Anche a Milano i poveri sono evidenti negli spazi comuni della vita quotidiana. Ma la diffusione della povertà, in effetti, non riguarda solo chi si mette in coda a una mensa, a un dormitorio, a uno sportello… Riguarda chi fatica ad arrivare a fine mese; chi fatica a pagare la mensa per i figli, o non può permettersi di mandarli in gita o in vacanza; chi è angosciato di fronte all’evenienza di una spesa necessaria improvvisa come il curarsi i denti o riparare l’automobile e la lavatrice.
Questo ritorno prepotente della povertà non è solo frutto della lunga crisi economica. Almeno già dagli anni ottanta del Novecento risultava evidente che la povertà nei paesi ricchi sarebbe diventata un fenomeno più strutturale che residuale.
Diverse sono le cause del ritorno della povertà. La precarietà lavorativa, ma anche la crescente instabilità coniugale, che spesso ha portato alla femminizzazione e, di conseguenza, alla infantilizzazione della povertà; il ritorno del legame stretto tra presenza numerosa dei figli (circa tre) e fragilità economica delle famiglie negli strati sociali più bassi perché non ci sono vere politiche a loro favore. Relativamente nuovo è il rischio di povertà legato all’invecchiamento e ai bisogni derivanti dalla mancanza di autosufficienza, collegata all’innalzamento della speranza di vita.
Infine, in questi anni la pressione demografica nei paesi meno sviluppati e la speranza di una vita migliore – per sfuggire a guerra, carestie, catastrofi naturali, o per godere di maggiore rispetto dei diritti e di migliori condizioni economiche – hanno provocato una delle più massicce forme di mobilità geografica mai conosciute. Migranti e richiedenti asilo hanno ingrossato, diversificandole ulteriormente, le schiere dei nuovi poveri, traditi anch’essi dalla crisi dello sviluppo in paesi ricchi.
Cosa fare a Milano per risolvere il problema della povertà? Da anni si parla di un reddito minimo di inserimento che permetta alle persone povere di essere reinserite nella società, ma anche e soprattutto a un accompagnamento per il reinserimento lavorativo e sociale. La legge di stabilità 2016 ha tentato di dare delle risposte.

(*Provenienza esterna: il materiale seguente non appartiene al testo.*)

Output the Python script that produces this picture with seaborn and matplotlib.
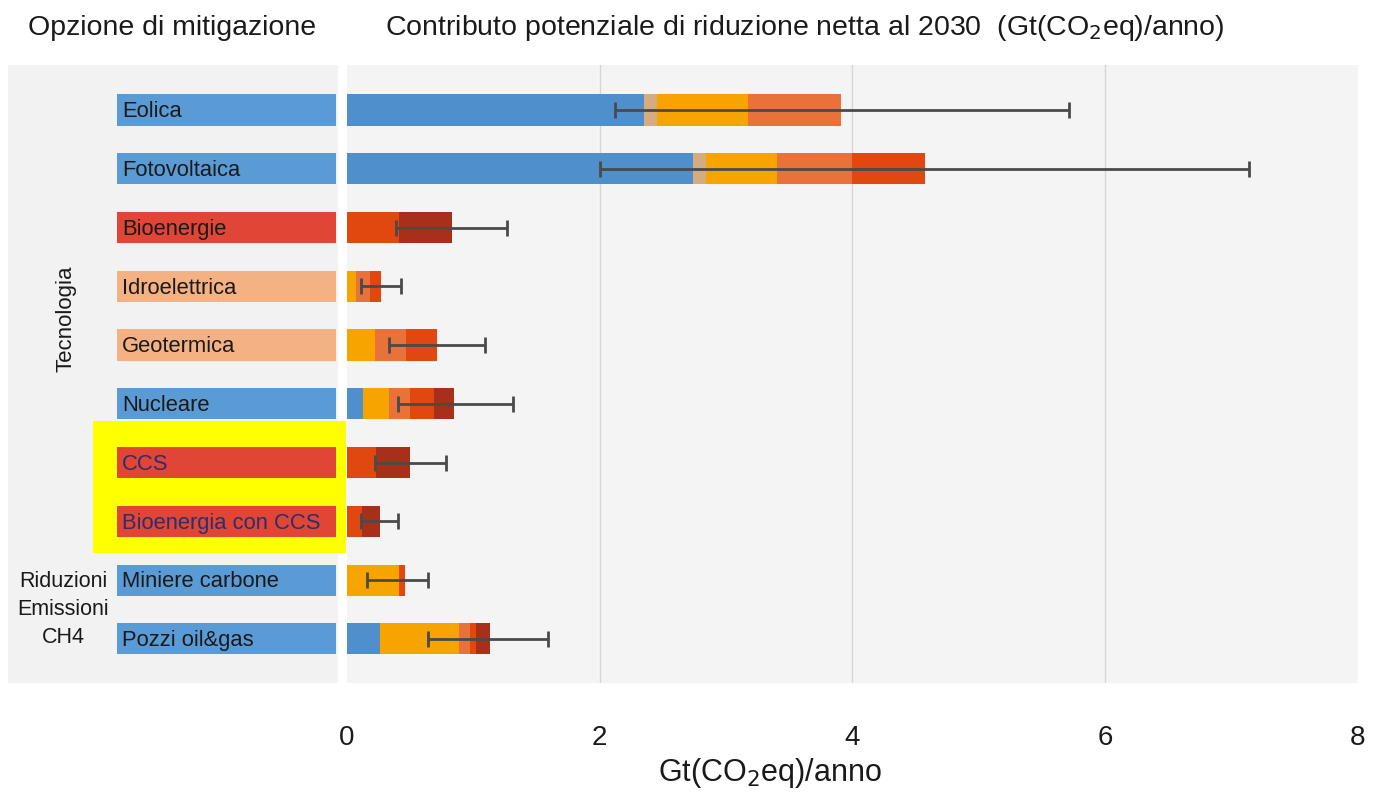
import matplotlib
matplotlib.use("Agg")
import matplotlib.pyplot as plt
import matplotlib.patches as mpatches
import seaborn as sns
import pandas as pd
import numpy as np

# --- DATI ---
opzioni = ["Eolica", "Fotovoltaica", "Bioenergie", "Idroelettrica", "Geotermica",
           "Nucleare", "CCS", "Bioenergia con CCS", "Miniere carbone", "Pozzi oil&gas"]
colori_etichetta = ["#5B9BD5", "#5B9BD5", "#E04535", "#F4B183", "#F4B183",
                    "#5B9BD5", "#E04535", "#E04535", "#5B9BD5", "#5B9BD5"]

# larghezza dei segmenti (Gt CO2eq/anno), da sinistra a destra
seg_blu        = [2.35, 2.74, 0.00, 0.00, 0.00, 0.13, 0.00, 0.00, 0.00, 0.26]
seg_transiz    = [0.10, 0.10, 0.00, 0.00, 0.00, 0.00, 0.00, 0.00, 0.00, 0.00]
seg_arancio    = [0.72, 0.56, 0.00, 0.07, 0.22, 0.20, 0.00, 0.00, 0.41, 0.63]
seg_arancio_ro = [0.74, 0.60, 0.00, 0.11, 0.25, 0.17, 0.00, 0.00, 0.00, 0.08]
seg_rosso      = [0.00, 0.57, 0.41, 0.09, 0.24, 0.19, 0.23, 0.12, 0.05, 0.05]
seg_rosso_scu  = [0.00, 0.00, 0.42, 0.00, 0.00, 0.16, 0.27, 0.14, 0.00, 0.11]

# intervallo (min - max)
err_min = [2.12, 2.00, 0.39, 0.11, 0.33, 0.40, 0.22, 0.11, 0.16, 0.64]
err_max = [5.71, 7.14, 1.27, 0.43, 1.09, 1.31, 0.78, 0.40, 0.64, 1.59]

segmenti = [("blu", seg_blu, "#4F8FCC"),
            ("transiz", seg_transiz, "#D4AC80"),
            ("arancio", seg_arancio, "#F7A400"),
            ("arancio_ro", seg_arancio_ro, "#E8723A"),
            ("rosso", seg_rosso, "#E0480F"),
            ("rosso_scu", seg_rosso_scu, "#A8301A")]

df = pd.DataFrame({"Opzione": opzioni})
cum = np.zeros(len(opzioni))
for nome, vals, _ in segmenti:
    cum = cum + np.array(vals)
    df["cum_" + nome] = cum

# --- FIGURA ---
sns.set_theme(style="white")
plt.rcParams["font.family"] = ["Liberation Sans", "DejaVu Sans"]

W, H = 1382, 794
fig = plt.figure(figsize=(W / 100, H / 100), dpi=100)
fig.patch.set_facecolor("white")

def fx(px): return px / W
def fy(py): return 1 - py / H

top_px, bot_px = 65, 683
ax_l = fig.add_axes([fx(8), fy(bot_px), fx(338 - 8), (bot_px - top_px) / H])
ax = fig.add_axes([fx(347), fy(bot_px), fx(1358 - 347), (bot_px - top_px) / H])

ylim = (9.75, -0.765)

# pannello sinistro (etichette)
ax_l.set_facecolor("#F2F2F2")
ax_l.set_xlim(0, 330)
ax_l.set_ylim(*ylim)
for s in ax_l.spines.values():
    s.set_visible(False)
ax_l.set_xticks([]); ax_l.set_yticks([])
# riquadro giallo
ax_l.add_patch(mpatches.Rectangle((85, 5.29), 253, 2.24, facecolor="#FFFF00",
                                  edgecolor="none", zorder=1, clip_on=False))
ypos = np.arange(len(opzioni))
ax_l.barh(ypos, [219] * len(opzioni), left=109, height=0.53,
          color=colori_etichetta, linewidth=0, zorder=2)
for i, lab in enumerate(opzioni):
    col = "#2B2F6B" if lab in ("CCS", "Bioenergia con CCS") else "#1A1A1A"
    ax_l.text(114, i + 0.03, lab, va="center", ha="left", fontsize=15.8, color=col, zorder=3)
ax_l.text(58, 3.55, "Tecnologia", rotation=90, ha="center", va="center", fontsize=16, color="#1A1A1A")
ax_l.text(55, 8.5, "Riduzioni\nEmissioni\nCH4", ha="center", va="center", fontsize=15.5,
          color="#1A1A1A", linespacing=1.42)

# pannello principale: barre sovrapposte (stacked)
ax.set_facecolor("#F4F4F4")
for nome, _, colore in reversed(segmenti):
    sns.barplot(data=df, x="cum_" + nome, y="Opzione", orient="h", color=colore,
                saturation=1, width=0.53, linewidth=0, edgecolor="none", ax=ax, zorder=2)

centro = (np.array(err_min) + np.array(err_max)) / 2
semi = (np.array(err_max) - np.array(err_min)) / 2
ax.errorbar(centro, ypos, xerr=semi, fmt="none", ecolor="#4A4A4A", elinewidth=2,
            capsize=6, capthick=2, zorder=3)

ax.set_xlim(0, 8)
ax.set_ylim(*ylim)
ax.set_xticks([0, 2, 4, 6, 8])
ax.set_xticklabels(["0", "2", "4", "6", "8"], fontsize=20, color="#1A1A1A")
ax.set_yticks([])
ax.set_ylabel("")
ax.tick_params(axis="x", length=0, pad=30)
for g in [2, 4, 6]:
    ax.axvline(g, color="#D6D6D6", lw=1, zorder=1)
for s in ax.spines.values():
    s.set_visible(False)
ax.set_xlabel("Gt(CO$_2$eq)/anno", fontsize=22, color="#1A1A1A")
ax.xaxis.set_label_coords((770 - 347) / (1358 - 347), -0.118)

# intestazioni
fig.text(fx(28), fy(28), "Opzione di mitigazione", ha="left", va="center", fontsize=20.5, color="#1A1A1A")
fig.text(fx(385), fy(28), "Contributo potenziale di riduzione netta al 2030  (Gt(CO$_2$eq)/anno)",
         ha="left", va="center", fontsize=20.5, color="#1A1A1A")

fig.savefig("out.png", dpi=100)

In concreto, anche grazie alle pressioni esercitate sul governo da parte dell’<Alleanza contro la povertà in Italia> (aggregazione di 35 organismi associativi, istituzionali e sindacali, di cui Caritas Italiana è tra i promotori) e a un chiaro orientamento espresso dall’Unione europea, la legge finalmente finanzia un piano di lotta alla povertà su scala nazionale, con la creazione del “Fondo per la lotta alla povertà e all’esclusione sociale”, allocato presso il ministero del lavoro e delle politiche sociali. Questo fondo si avvale dell’assegnazione di 600 milioni di euro per il 2016 e di 1 miliardo, strutturale, per gli anni a venire.
La legge di stabilità 2016 rappresenta indubbiamente uno spartiacque in tema di politiche sociali e di lotta alla povertà, ma molte incognite si addensano su alcuni aspetti ancora non chiari della strategia messa in campo.